Another time I walked in her room and she was going through her dresser drawers. When she noticed I was there she called me by my cousins name and started asking me what truck my daddy would be driving when he came to pick her up (he had been dead for over a year). I stayed for about an hour visiting with her and the entire time she thought I was my cousin.

All the above happened before I was a nurse and helped prepare me for becomming a LTC nurse.

As a nurse, one night I had forgot to remove a Lidoderm patch from a residents knee. I thought I could slip in her room and take it off her knee while she slept. As soon as I removed it she looked at me and started talking.

Our conversation went something like this:

Her: "Do you wear Kotex?"

Me: "Why yes I do"

Her: "Well I don't think we should have to pay for them"

Me: "I don't either"

Her: "Does your husband know about it?"

Me: "Yes he does" (I wasn't married)

Her: "What does he think?"

Me: "Well, he dosn't think we should have to pay for them either. "

Her: "It's not right"

Me: "No, its not"

:D

That is one of the conversations that really stands out during my 3 years in LTC :)

We had an elderly patient for several days, who was drowsy, unresponsive, and didn't move a muscle on his own. No words, sounds, or movements for days. Suddenly, I see him sitting on the side of the bed, trying to stand himself up. I ask him where he's going...his response:

"I GOTTA GO MAKE MONEY!!!"

(at the TOP of his lungs)

...Clearly, he had started feeling a little better.

An older guy I worked with once told me "you know you're getting old when you and your teeth don't sleep in the same room anymore!" Also, "you know you're getting old when you step off the sidewalk and have to look behind you to make sure it's still there!"

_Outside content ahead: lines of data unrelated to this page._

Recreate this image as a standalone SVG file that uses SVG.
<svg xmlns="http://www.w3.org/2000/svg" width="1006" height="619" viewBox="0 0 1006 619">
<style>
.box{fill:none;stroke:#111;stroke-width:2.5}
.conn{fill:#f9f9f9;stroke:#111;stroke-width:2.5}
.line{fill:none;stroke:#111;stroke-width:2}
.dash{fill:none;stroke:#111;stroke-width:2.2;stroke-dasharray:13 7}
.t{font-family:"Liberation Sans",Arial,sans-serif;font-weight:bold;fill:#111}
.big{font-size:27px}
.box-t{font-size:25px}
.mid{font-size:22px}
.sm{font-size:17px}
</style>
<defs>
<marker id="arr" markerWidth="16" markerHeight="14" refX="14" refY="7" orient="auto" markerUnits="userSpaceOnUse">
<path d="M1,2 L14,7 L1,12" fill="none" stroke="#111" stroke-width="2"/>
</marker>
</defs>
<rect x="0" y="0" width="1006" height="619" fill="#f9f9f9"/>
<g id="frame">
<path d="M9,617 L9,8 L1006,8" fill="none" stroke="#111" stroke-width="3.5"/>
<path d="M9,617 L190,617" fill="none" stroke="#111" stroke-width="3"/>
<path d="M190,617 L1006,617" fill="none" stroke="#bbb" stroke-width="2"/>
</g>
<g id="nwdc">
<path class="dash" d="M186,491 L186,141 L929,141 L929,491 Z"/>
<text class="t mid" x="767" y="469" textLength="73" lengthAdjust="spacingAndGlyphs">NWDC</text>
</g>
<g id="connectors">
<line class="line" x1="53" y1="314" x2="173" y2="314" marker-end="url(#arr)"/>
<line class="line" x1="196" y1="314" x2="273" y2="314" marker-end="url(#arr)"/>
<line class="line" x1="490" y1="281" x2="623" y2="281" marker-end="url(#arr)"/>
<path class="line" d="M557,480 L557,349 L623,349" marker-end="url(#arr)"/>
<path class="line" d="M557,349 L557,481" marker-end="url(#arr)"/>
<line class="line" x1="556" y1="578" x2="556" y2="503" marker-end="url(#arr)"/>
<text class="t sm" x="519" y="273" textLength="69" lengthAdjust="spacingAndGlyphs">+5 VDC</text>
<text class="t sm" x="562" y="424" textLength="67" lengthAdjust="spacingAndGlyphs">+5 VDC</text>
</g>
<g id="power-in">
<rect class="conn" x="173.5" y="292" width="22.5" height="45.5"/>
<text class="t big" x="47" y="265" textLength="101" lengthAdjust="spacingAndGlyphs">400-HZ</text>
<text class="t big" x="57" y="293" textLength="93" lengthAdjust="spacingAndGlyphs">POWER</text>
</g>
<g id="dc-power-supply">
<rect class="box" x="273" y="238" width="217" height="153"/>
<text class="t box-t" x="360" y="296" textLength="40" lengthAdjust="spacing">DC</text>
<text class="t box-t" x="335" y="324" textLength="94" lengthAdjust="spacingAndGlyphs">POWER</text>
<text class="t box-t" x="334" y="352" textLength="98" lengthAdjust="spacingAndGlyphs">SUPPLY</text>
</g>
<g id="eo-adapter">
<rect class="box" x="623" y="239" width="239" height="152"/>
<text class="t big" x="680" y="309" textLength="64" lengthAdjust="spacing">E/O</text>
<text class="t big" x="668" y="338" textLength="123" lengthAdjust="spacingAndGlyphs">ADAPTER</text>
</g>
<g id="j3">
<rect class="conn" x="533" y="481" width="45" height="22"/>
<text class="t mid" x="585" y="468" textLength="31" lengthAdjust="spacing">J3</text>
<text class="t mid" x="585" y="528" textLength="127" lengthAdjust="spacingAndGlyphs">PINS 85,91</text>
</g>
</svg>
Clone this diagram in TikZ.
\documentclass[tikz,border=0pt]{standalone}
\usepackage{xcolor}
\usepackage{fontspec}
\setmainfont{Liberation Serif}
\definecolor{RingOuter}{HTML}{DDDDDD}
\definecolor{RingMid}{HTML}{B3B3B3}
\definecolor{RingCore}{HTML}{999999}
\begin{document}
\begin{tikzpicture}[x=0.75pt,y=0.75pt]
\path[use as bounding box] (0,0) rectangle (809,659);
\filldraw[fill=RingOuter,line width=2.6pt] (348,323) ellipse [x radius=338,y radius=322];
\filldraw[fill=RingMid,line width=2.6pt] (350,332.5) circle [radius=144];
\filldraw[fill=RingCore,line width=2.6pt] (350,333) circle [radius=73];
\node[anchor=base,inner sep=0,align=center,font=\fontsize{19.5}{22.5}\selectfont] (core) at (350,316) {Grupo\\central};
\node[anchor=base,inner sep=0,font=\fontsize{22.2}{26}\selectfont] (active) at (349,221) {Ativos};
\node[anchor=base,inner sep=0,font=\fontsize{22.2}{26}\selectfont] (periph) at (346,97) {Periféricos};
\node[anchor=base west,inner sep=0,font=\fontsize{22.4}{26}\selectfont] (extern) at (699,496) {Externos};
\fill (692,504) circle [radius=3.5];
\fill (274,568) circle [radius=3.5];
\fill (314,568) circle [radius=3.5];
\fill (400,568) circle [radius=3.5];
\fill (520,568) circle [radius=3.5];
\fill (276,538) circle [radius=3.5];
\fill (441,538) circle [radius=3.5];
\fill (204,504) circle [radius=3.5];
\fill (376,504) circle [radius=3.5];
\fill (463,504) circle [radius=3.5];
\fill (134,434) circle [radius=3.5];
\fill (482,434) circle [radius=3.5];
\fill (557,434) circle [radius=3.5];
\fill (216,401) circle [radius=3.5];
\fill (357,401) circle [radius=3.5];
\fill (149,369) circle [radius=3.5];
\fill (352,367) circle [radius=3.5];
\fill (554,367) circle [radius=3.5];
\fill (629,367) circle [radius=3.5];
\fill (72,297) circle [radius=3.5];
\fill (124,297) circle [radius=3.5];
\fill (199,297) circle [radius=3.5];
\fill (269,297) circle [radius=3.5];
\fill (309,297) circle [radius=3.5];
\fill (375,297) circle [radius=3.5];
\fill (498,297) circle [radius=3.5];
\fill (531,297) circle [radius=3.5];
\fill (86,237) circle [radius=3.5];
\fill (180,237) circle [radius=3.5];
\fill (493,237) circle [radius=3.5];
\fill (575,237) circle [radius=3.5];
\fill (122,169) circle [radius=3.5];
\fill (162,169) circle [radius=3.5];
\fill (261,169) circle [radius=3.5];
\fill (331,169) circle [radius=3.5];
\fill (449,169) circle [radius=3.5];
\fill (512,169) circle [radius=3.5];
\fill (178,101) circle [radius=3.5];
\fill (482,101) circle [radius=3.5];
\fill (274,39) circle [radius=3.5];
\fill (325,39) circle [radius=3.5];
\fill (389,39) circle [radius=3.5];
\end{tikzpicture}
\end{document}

I had a patient who was hard of hearing and used one of the store bought amplifiers with a dial control on it . He would sit in the lobby all day and say hello to everyone who passed -every single time- a hundred times a day. Once I was passing him to relay some information to a nurse who was a few feet away from him. He held up a finger and raised his eyebrows to indicate he wanted to speak to me. I held up a finger and mouthed "just a minute." Spoke briefly to the nurse-turned around and said "what can I do for you, Mr. B?". He reached to his shirt pocket-turned the dial up on his amplifier and asked "Can you hear me now?" I burst out laughing-couldn't help it.